Nothing could be more political than the living standards of the poorest members of the community. Ed Miliband is quite right to talk about the minimum wage. My only problem is that he should be more ambitious. The careful “tripartite” approach, which Julia thinks is sacred, is not the point. It is for society to decide what it thinks is the minimum amount of money that people should live on and it is for the people that they elect to make this happen.

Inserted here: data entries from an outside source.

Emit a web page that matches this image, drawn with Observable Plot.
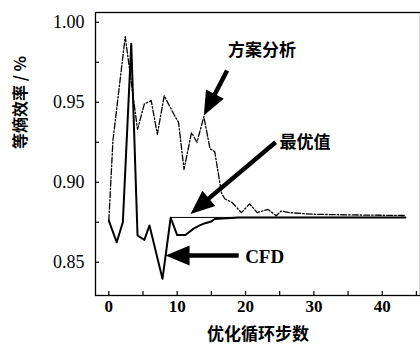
<!DOCTYPE html>
<html><head><meta charset="utf-8">
<script src="https://cdn.jsdelivr.net/npm/d3@7"></script>
<script src="https://cdn.jsdelivr.net/npm/@observablehq/plot@0.6"></script>
<style>body{margin:0;background:#fff}</style>
</head><body><div id="chart"></div>
<script>
// 方案分析 (dash-dot)
const planX = [0, 0.6, 2.4, 4.2, 5.2, 6.2, 7.1, 8.1, 9.7, 10.2, 11.0, 12.1, 12.9, 13.9, 14.8, 15.5, 16.5, 17.0, 18.0, 19.4, 20.6, 21.7, 23.3, 24.5, 25.2, 26.4, 29.8, 34.7, 43.4];
const planY = [0.876, 0.926, 0.991, 0.933, 0.949, 0.951, 0.930, 0.954, 0.941, 0.9375, 0.908, 0.931, 0.925, 0.941, 0.921, 0.919, 0.893, 0.8895, 0.8875, 0.881, 0.8865, 0.881, 0.883, 0.879, 0.882, 0.881, 0.880, 0.8796, 0.8792];
// CFD (solid)
const cfdX = [0, 1.15, 2.05, 3.28, 4.2, 5.2, 5.95, 7.85, 9.05, 10.0, 11.2, 12.4, 13.3, 14.1, 15.0, 15.5, 19.0, 43.4];
const cfdY = [0.876, 0.8625, 0.875, 0.9865, 0.8667, 0.864, 0.873, 0.8396, 0.8778, 0.867, 0.867, 0.871, 0.873, 0.8744, 0.8755, 0.877, 0.878, 0.878];
// 最优值
const optValue = 0.878;
const optRange = [9.05, 43.4];
// ticks
const xMajor = [0, 10, 20, 30, 40];
const xMinor = [0, 5, 10, 15, 20, 25, 30, 35, 40, 45];
const yMajor = [0.85, 0.90, 0.95, 1.00];
const yMinor = [0.85, 0.875, 0.90, 0.925, 0.95, 0.975, 1.00];
// annotations
const cjkLabels = [
  {text: "方案分析", x: 22.4, y: 0.9823},
  {text: "最优值", x: 28.7, y: 0.9248}
];
const serifLabels = [
  {text: "CFD", x: 22.8, y: 0.8536}
];
const arrows = [
  {x1: 17.3, y1: 0.9698, x2: 13.9, y2: 0.9417},
  {x1: 24.4, y1: 0.925, x2: 11.95, y2: 0.8802},
  {x1: 19.0, y1: 0.8542, x2: 8.3, y2: 0.8542}
];

const W = 420, H = 350, ML = 95, MR = 0, MT = 12, MB = 55;
const xDomain = [-1.95, 45.6], yDomain = [0.8292, 1.0061];
const kx = (W - ML - MR) / (xDomain[1] - xDomain[0]);
const ky = (H - MT - MB) / (yDomain[1] - yDomain[0]);
const headLen = 24, headR = 10;
const arrowData = arrows.map(a => {
  const dxp = (a.x2 - a.x1) * kx, dyp = (a.y2 - a.y1) * ky;
  const len = Math.hypot(dxp, dyp);
  const f = headLen * 0.6 / len;
  return {...a, angle: Math.atan2(dxp, dyp) * 180 / Math.PI,
    sx: a.x2 - (a.x2 - a.x1) * f, sy: a.y2 - (a.y2 - a.y1) * f};
});
const head = {draw(ctx, l, r) { ctx.moveTo(0, -l); ctx.lineTo(-r, 0); ctx.lineTo(r, 0); ctx.closePath(); }};

const plan = planX.map((x, i) => ({x, y: planY[i]}));
const cfd = cfdX.map((x, i) => ({x, y: cfdY[i]}));
const CJK = "Noto Sans CJK SC", SERIF = "Liberation Serif";

const chart = Plot.plot({
  width: W, height: H, marginLeft: ML, marginRight: MR, marginTop: MT, marginBottom: MB,
  x: {domain: xDomain, axis: null},
  y: {domain: yDomain, axis: null},
  style: {background: "#fff", color: "#000"},
  marks: [
    Plot.frame({stroke: "#000", strokeWidth: 1.3}),
    Plot.axisX(xMinor, {tickSize: 4, dy: -4, tickFormat: () => "", strokeWidth: 1.2}),
    Plot.axisY(yMinor, {tickSize: 4, dx: 4, tickFormat: () => "", strokeWidth: 1.2}),
    Plot.text(xMajor, {x: d => d, frameAnchor: "bottom", dy: 16, text: d => String(d), fontFamily: SERIF, fontSize: 17, fontWeight: "bold"}),
    Plot.text(yMajor, {y: d => d, frameAnchor: "left", dx: -11, textAnchor: "end", text: d3.format(".2f"), fontFamily: SERIF, fontSize: 18}),
    Plot.ruleY([optValue], {x1: optRange[0], x2: optRange[1], stroke: "#000", strokeWidth: 1}),
    Plot.line(plan, {x: "x", y: "y", stroke: "#000", strokeWidth: 1.3, strokeDasharray: "6,2,1.5,2"}),
    Plot.line(cfd, {x: "x", y: "y", stroke: "#000", strokeWidth: 2}),
    Plot.link(arrowData, {x1: "x1", y1: "y1", x2: "sx", y2: "sy", stroke: "#000", strokeWidth: 4.5}),
    Plot.vector(arrowData, {x: "x2", y: "y2", rotate: "angle", length: headLen, r: headR, anchor: "end", shape: head, fill: "#000", stroke: "none"}),
    Plot.text(cjkLabels, {x: "x", y: "y", text: "text", fontFamily: CJK, fontSize: 17, fontWeight: "bold"}),
    Plot.text(serifLabels, {x: "x", y: "y", text: "text", fontFamily: SERIF, fontSize: 19, fontWeight: "bold"}),
    Plot.text(["等熵效率 / %"], {frameAnchor: "left", dx: -75, dy: -5, rotate: -90, fontSize: 16, fontWeight: "bold", fontFamily: CJK}),
    Plot.text(["优化循环步数"], {frameAnchor: "bottom", dy: 44, fontSize: 17, fontWeight: "bold", fontFamily: CJK})
  ]
});
document.getElementById("chart").appendChild(chart);
</script>
</body></html>
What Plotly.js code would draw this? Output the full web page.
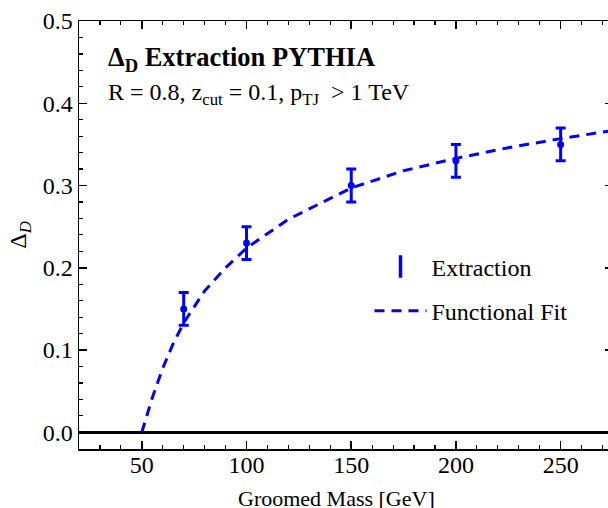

So Julia can give her advice. But for her to publicly admonish ordinary people’s representatives for talking about what ordinary people should be paid is fatuous. We need to start pushing back against the idea that intensely political issues like low pay can be de-politicised. In the end “to govern is to choose”. People elect their representatives to make those choices. The quangocrats are there to deliver for the people’s government, not the other way around.

One Comment

  1. Robert says:

    I will promise that in 2020 everyone will be getting £8 an hour that’s nearly 5.5 years away which means we can look forward to 25p pay rise and this lady is right the min wage rises do not come from leaders they come from the the people who determined pay rises the review board, Cameron got his fingers burned saying it should rise by a £1 to get voters to vote Tory,.

    Miliband should stay out of it because if next year they decide it should go up by ex amount with Miliband saying it should be £8 in 2020 he can be seen as telling them not to give out larger pay rises .

    Sorry Ms Abbot I do tend to agree with you on most things, but not on this labour set up the min wage review board to look and set the rises so it could not be associated with politicians and electioneering, which is what Miliband is doing now badly.

    I do not know what the hell to make of Miliband. I really do not.